In both manuscripts in which the prose Perceval or Didot Perceval is found, it is preceded by a prose version of the poem Joseph d'Arimathie by Robert de Boron and by a prose Merlin which is an obvious sequel to the Joseph. The Merlin is probably also a rehandling of a poem by Robert de Boron all of which has been lost except for its first 502 lines which follow immediately after the Joseph d'Arimathie poem in the only manuscript of this work which has survived. The prose Perceval is as obviously a continuation of the Merlin as the Merlin is of the Joseph. As we have said, it is not completely certain where one ends and the other begins. In addition to the fact that the Merlin and the Perceval merge into each other without a definite division between them, the Perceval is also linked to both preceding works by similarities of diction which provide some evidence that a single author (presumably Robert de Boron) may have composed not only the poem of Joseph and the nonextant original Merlin poem but an original Perceval and Mort Artu poem as well. Accordingly, the two surviving texts of the prose Perceval would be more or less mutilated versions of a single prose rehandling of this lost original poem. This point of view, which sees the prose or Didot Perceval as a rehandling of a lost poem by Robert de Boron, has been accepted and presented very convincingly by two renowned Arthurian scholars, Professor William Roach in the introduction to his edition of the Didot Perceval and the late Doctor E. Brugger in 'tDer sog. Didot-Perceval," Zeitschrzft flirfranzösische Sprache und Literatur, 53 (1930), pp. 389-459.
On the other hand, the prose Perceval may be the work of a continuator of the two compositions of Robert de Boron-the Joseph and the lost original Merlin poem-some unknown author who set out to complete the de Boron cycle with a prose Perceval and a brief Mort Artu. If the Perceval was written by a continuator it becomes easier to explain certain indebtednesses of this work to Chrétien de Troyes' poem Le Roman de Perceval and to the Second Continuation of this poem called the Wauchier Continuation. Although Robert de Boron, considered now to have been a native of Burgundy and to have written sometime between 1190 and 1215, could have been the borrower of these materials since Chrétien's poem was completed by 1190 and its first two continuations probably by 1200, neverthe - less the borrowings in the prose Perceval intrude such inconsistencies between this work and de Boron's Joseph and Merlin that it seems unlikely that the same author who wrote these could be responsible for the borrowed sections of the Perceval. Brugger and Roach have answered this problem by considering these sections to be the interpolations of a rehandler of the presumed Robert de Boron Perceval poem. However, as Pierre le Gentil says in his essay "The Work of Robert de Boron and the Didot Perceval, "Arthuricm Literature in the Middle Ages, edited by R. S. Loomis (Oxford, 1959), p. 260: "Under such conditions . . . the archetype dwindles to such an extent that it is hard to see what sequel it could have provided for the Siege Perilous test, and in what form it could have presented the final success of the hero. Inevitably the question arises: is it certain that the archetype existed?" As yet there is no positive answer to the problem. Our work may have been written by an unknown continuator of Robert de Boron's Merlin, or by de Boron plus one or more rehandlers who changed the poetry to prose while borrowing liberally from Chrétien's Perceval and its Second Continuation.

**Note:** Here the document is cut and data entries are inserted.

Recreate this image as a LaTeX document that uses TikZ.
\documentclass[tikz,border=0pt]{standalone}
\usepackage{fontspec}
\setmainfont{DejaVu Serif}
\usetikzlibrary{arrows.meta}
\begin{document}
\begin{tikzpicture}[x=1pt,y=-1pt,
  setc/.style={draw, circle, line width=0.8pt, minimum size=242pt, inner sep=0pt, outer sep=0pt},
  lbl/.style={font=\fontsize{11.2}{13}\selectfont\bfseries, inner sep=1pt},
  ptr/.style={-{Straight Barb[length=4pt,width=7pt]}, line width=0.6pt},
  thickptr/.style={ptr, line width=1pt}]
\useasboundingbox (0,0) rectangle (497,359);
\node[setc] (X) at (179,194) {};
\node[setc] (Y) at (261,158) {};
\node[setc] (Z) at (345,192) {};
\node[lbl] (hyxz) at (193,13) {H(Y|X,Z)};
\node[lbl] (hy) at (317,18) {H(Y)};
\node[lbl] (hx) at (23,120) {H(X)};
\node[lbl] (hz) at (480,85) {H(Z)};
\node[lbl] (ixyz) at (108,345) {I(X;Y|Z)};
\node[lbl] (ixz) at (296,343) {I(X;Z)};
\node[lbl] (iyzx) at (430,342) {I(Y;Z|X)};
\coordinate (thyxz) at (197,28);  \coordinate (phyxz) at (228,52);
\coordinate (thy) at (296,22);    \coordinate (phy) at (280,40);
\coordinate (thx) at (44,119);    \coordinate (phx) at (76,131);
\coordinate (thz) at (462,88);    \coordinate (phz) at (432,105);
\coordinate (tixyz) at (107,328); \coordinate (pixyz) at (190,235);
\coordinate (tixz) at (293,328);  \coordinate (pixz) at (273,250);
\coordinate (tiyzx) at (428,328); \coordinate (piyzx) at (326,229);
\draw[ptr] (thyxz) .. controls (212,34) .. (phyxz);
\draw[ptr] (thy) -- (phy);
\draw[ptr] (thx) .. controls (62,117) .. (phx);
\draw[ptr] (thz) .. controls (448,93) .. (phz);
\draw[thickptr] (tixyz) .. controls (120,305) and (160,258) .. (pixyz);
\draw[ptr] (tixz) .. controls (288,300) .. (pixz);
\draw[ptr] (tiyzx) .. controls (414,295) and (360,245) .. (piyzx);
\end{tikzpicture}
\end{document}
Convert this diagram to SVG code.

If the authorship of the prose Perceval cannot be resolved, the date of its composition is even more difficult to determine precisely. Roach, believing it to be the rehandling of de Boron's poem, would date the de Boron original composition between 1190 and 1212, and the prose romance would in his opinion not be much later than the original poetic version. Professor J. D. Bruce in Evolution of Arthurian Romance from the Beginnings down to the Year 1300 (Gottingen, 1923), Vol. II, pp. 112-13, approved of a date of approximately 1230 for the work in its present form. He did not believe in an original de Boron Perceval poem and assumed, probably incorrectly, that the prose romance was later than the immense prose Vulgate Cycle and indebted to it. On the whole, considering the discussion of the question by Roach (Didot Perceval, pp. 125-30), the earlier dating seems the more reasonable. Again I must recommend the study of the introduction of the Roach edition to anyone desiring further information not only about this problem but about all other aspects of the prose Perceval.
Besides my broad division of the translation into the three parts-"Prologue," "Adventures of Perceval, "and "Mort Artu"-I have divided the last two of these into sections which conform with the breakdown by episodes made by Brugger and used by Roach in his Introduction except that particularly short episodes have not been made separate sections: Episodes B and C are included in "The Feast at Pentecost"; Episodes J, K, L, and M in "The Castle of the Fisher King"; Episodes P and Q in "The Return to the Fisher King"; and Episodes T and U in "Mordret's Treason." My paragraphing has in general followed that in the editions of Roach and of Weston. However, in many instances I have divided paragraphs when it seemed that their length was so great that it would be an encumbrance to the modern reader. Punctuation has been a problem because of the extreme looseness of the style. Wherever the punctuation appearing in the Roach edition did not conflict too pointedly with contemporary English usage, I have tried to retain it because I felt that it usually suited the sense of a close translation and that it was therefore a desirable stylistic factor. In general, I have used the forms of the proper nouns which appear in the introduction of Professor Roach's edition of the text.
I am very grateful to Professor Robert Linker of the University of North Carolina for his careful reading of the translation and the numerous corrections he suggested. I would also like to acknowledge my debt to Professors Allen Benham, David Fowler, and Myron White of the University of Washington.